··· Source material ···
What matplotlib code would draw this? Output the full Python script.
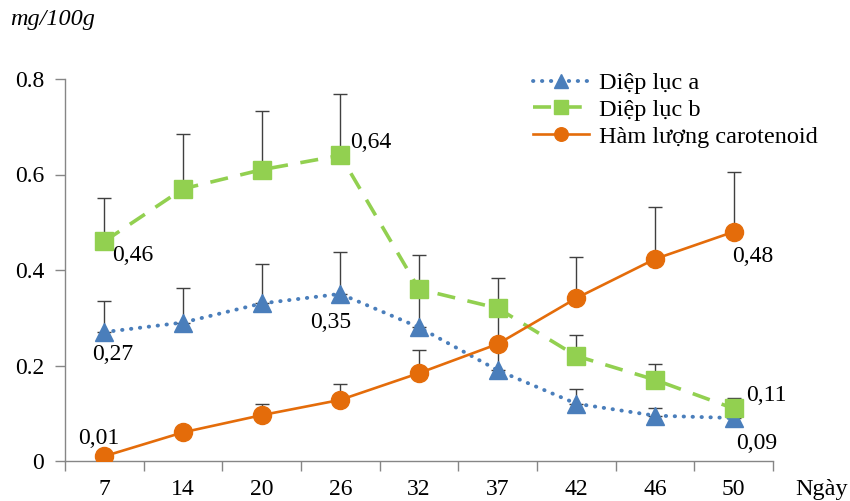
import numpy as np
import matplotlib
matplotlib.use("Agg")
import matplotlib.pyplot as plt

days = ["7", "14", "20", "26", "32", "37", "42", "46", "50"]

chl_a = [0.27, 0.29, 0.33, 0.35, 0.28, 0.19, 0.12, 0.095, 0.09]
chl_a_err = [0.065, 0.072, 0.083, 0.088, 0.08, 0.05, 0.03, 0.015, 0.01]

chl_b = [0.46, 0.57, 0.61, 0.64, 0.36, 0.32, 0.22, 0.17, 0.11]
chl_b_err = [0.09, 0.115, 0.123, 0.128, 0.071, 0.063, 0.044, 0.033, 0.022]

carot = [0.01, 0.06, 0.096, 0.128, 0.184, 0.245, 0.341, 0.423, 0.48]
carot_err = [0.005, 0.01, 0.023, 0.033, 0.048, 0.06, 0.086, 0.109, 0.125]

# (series, index, text, dx px, dy px, ha, va)
point_labels = [
    ("a", 0, "0,27", -12, -12, "left", "top"),
    ("a", 3, "0,35", -30, -18, "left", "top"),
    ("a", 8, "0,09", 2, -15, "left", "top"),
    ("b", 0, "0,46", 8, -4, "left", "top"),
    ("b", 3, "0,64", 10, 2, "left", "bottom"),
    ("b", 8, "0,11", 12, 13, "left", "center"),
    ("c", 0, "0,01", -26, 7, "left", "bottom"),
    ("c", 8, "0,48", -2, -14, "left", "top"),
]

plt.rcParams["font.family"] = ["Liberation Serif", "DejaVu Serif"]
FS = 17

BLUE = "#4a7ebb"
GREEN = "#92d050"
ORANGE = "#e46c0a"
AXIS = "#868686"

fig = plt.figure(figsize=(8.5, 5.01), dpi=100)
ax = fig.add_axes([65 / 850, 40 / 501, 708 / 850, 382 / 501])

x = np.arange(len(days))
series = {"a": chl_a, "b": chl_b, "c": carot}

for vals, err in [(chl_a, chl_a_err), (chl_b, chl_b_err), (carot, carot_err)]:
    ax.errorbar(x, vals, yerr=[np.zeros(len(vals)), err], fmt="none",
                ecolor="#404040", elinewidth=1.0, capsize=5, capthick=1.0, zorder=1)

ax.plot(x, chl_a, color=BLUE, lw=2.8, ls=(0, (0.1, 2.2)), dash_capstyle="round",
        marker="^", ms=13, mfc=BLUE, mec=BLUE, label="Diệp lục a", zorder=2)
ax.plot(x, chl_b, color=GREEN, lw=2.6, ls=(0, (5, 3.5)),
        marker="s", ms=13, mfc=GREEN, mec=GREEN, label="Diệp lục b", zorder=3)
ax.plot(x, carot, color=ORANGE, lw=1.9, ls="-",
        marker="o", ms=13, mfc=ORANGE, mec=ORANGE, label="Hàm lượng carotenoid", zorder=4)

for key, i, txt, dx, dy, ha, va in point_labels:
    ax.annotate(txt, (x[i], series[key][i]), xytext=(dx * 0.72, dy * 0.72),
                textcoords="offset points", ha=ha, va=va, fontsize=FS, zorder=5)

ax.set_xlim(-0.5, len(days) - 0.5)
ax.set_ylim(0, 0.8)
ax.set_yticks([0, 0.2, 0.4, 0.6, 0.8])
ax.set_yticklabels(["0", "0.2", "0.4", "0.6", "0.8"])
ax.set_xticks(np.arange(-0.5, len(days)), labels=[""] * (len(days) + 1))
ax.set_xticks(x, labels=days, minor=True)
ax.tick_params(axis="x", which="major", length=7, color=AXIS, width=1)
ax.tick_params(axis="x", which="minor", length=0, pad=13, labelsize=FS)
ax.tick_params(axis="y", length=7, color=AXIS, width=1, pad=8, labelsize=FS)

for side in ("top", "right"):
    ax.spines[side].set_visible(False)
for side in ("left", "bottom"):
    ax.spines[side].set_color(AXIS)
    ax.spines[side].set_linewidth(1.0)

fig.text(10 / 850, 1 - 20 / 501, "mg/100g", fontsize=FS + 0.5, style="italic",
         ha="left", va="center")
fig.text(795 / 850, 1 - 489 / 501, "Ngày", fontsize=FS + 0.5, ha="left", va="center")

fig.legend(loc="upper left", bbox_to_anchor=(533 / 850, 1 - 72 / 501), frameon=False,
           fontsize=17.5, handlelength=2.3, handletextpad=0.4,
           labelspacing=0.2, borderaxespad=0, borderpad=0, markerscale=0.75)

fig.savefig("out.png", dpi=100)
···
— Work to be completed —
Restate the data above word for word. Skip every picture.

— Written response —
What matplotlib code would draw this? Output the full Python script.
import numpy as np
import matplotlib
matplotlib.use("Agg")
import matplotlib.pyplot as plt

days = ["7", "14", "20", "26", "32", "37", "42", "46", "50"]

chl_a = [0.27, 0.29, 0.33, 0.35, 0.28, 0.19, 0.12, 0.095, 0.09]
chl_a_err = [0.065, 0.072, 0.083, 0.088, 0.08, 0.05, 0.03, 0.015, 0.01]

chl_b = [0.46, 0.57, 0.61, 0.64, 0.36, 0.32, 0.22, 0.17, 0.11]
chl_b_err = [0.09, 0.115, 0.123, 0.128, 0.071, 0.063, 0.044, 0.033, 0.022]

carot = [0.01, 0.06, 0.096, 0.128, 0.184, 0.245, 0.341, 0.423, 0.48]
carot_err = [0.005, 0.01, 0.023, 0.033, 0.048, 0.06, 0.086, 0.109, 0.125]

# (series, index, text, dx px, dy px, ha, va)
point_labels = [
    ("a", 0, "0,27", -12, -12, "left", "top"),
    ("a", 3, "0,35", -30, -18, "left", "top"),
    ("a", 8, "0,09", 2, -15, "left", "top"),
    ("b", 0, "0,46", 8, -4, "left", "top"),
    ("b", 3, "0,64", 10, 2, "left", "bottom"),
    ("b", 8, "0,11", 12, 13, "left", "center"),
    ("c", 0, "0,01", -26, 7, "left", "bottom"),
    ("c", 8, "0,48", -2, -14, "left", "top"),
]

plt.rcParams["font.family"] = ["Liberation Serif", "DejaVu Serif"]
FS = 17

BLUE = "#4a7ebb"
GREEN = "#92d050"
ORANGE = "#e46c0a"
AXIS = "#868686"

fig = plt.figure(figsize=(8.5, 5.01), dpi=100)
ax = fig.add_axes([65 / 850, 40 / 501, 708 / 850, 382 / 501])

x = np.arange(len(days))
series = {"a": chl_a, "b": chl_b, "c": carot}

for vals, err in [(chl_a, chl_a_err), (chl_b, chl_b_err), (carot, carot_err)]:
    ax.errorbar(x, vals, yerr=[np.zeros(len(vals)), err], fmt="none",
                ecolor="#404040", elinewidth=1.0, capsize=5, capthick=1.0, zorder=1)

ax.plot(x, chl_a, color=BLUE, lw=2.8, ls=(0, (0.1, 2.2)), dash_capstyle="round",
        marker="^", ms=13, mfc=BLUE, mec=BLUE, label="Diệp lục a", zorder=2)
ax.plot(x, chl_b, color=GREEN, lw=2.6, ls=(0, (5, 3.5)),
        marker="s", ms=13, mfc=GREEN, mec=GREEN, label="Diệp lục b", zorder=3)
ax.plot(x, carot, color=ORANGE, lw=1.9, ls="-",
        marker="o", ms=13, mfc=ORANGE, mec=ORANGE, label="Hàm lượng carotenoid", zorder=4)

for key, i, txt, dx, dy, ha, va in point_labels:
    ax.annotate(txt, (x[i], series[key][i]), xytext=(dx * 0.72, dy * 0.72),
                textcoords="offset points", ha=ha, va=va, fontsize=FS, zorder=5)

ax.set_xlim(-0.5, len(days) - 0.5)
ax.set_ylim(0, 0.8)
ax.set_yticks([0, 0.2, 0.4, 0.6, 0.8])
ax.set_yticklabels(["0", "0.2", "0.4", "0.6", "0.8"])
ax.set_xticks(np.arange(-0.5, len(days)), labels=[""] * (len(days) + 1))
ax.set_xticks(x, labels=days, minor=True)
ax.tick_params(axis="x", which="major", length=7, color=AXIS, width=1)
ax.tick_params(axis="x", which="minor", length=0, pad=13, labelsize=FS)
ax.tick_params(axis="y", length=7, color=AXIS, width=1, pad=8, labelsize=FS)

for side in ("top", "right"):
    ax.spines[side].set_visible(False)
for side in ("left", "bottom"):
    ax.spines[side].set_color(AXIS)
    ax.spines[side].set_linewidth(1.0)

fig.text(10 / 850, 1 - 20 / 501, "mg/100g", fontsize=FS + 0.5, style="italic",
         ha="left", va="center")
fig.text(795 / 850, 1 - 489 / 501, "Ngày", fontsize=FS + 0.5, ha="left", va="center")

fig.legend(loc="upper left", bbox_to_anchor=(533 / 850, 1 - 72 / 501), frameon=False,
           fontsize=17.5, handlelength=2.3, handletextpad=0.4,
           labelspacing=0.2, borderaxespad=0, borderpad=0, markerscale=0.75)

fig.savefig("out.png", dpi=100)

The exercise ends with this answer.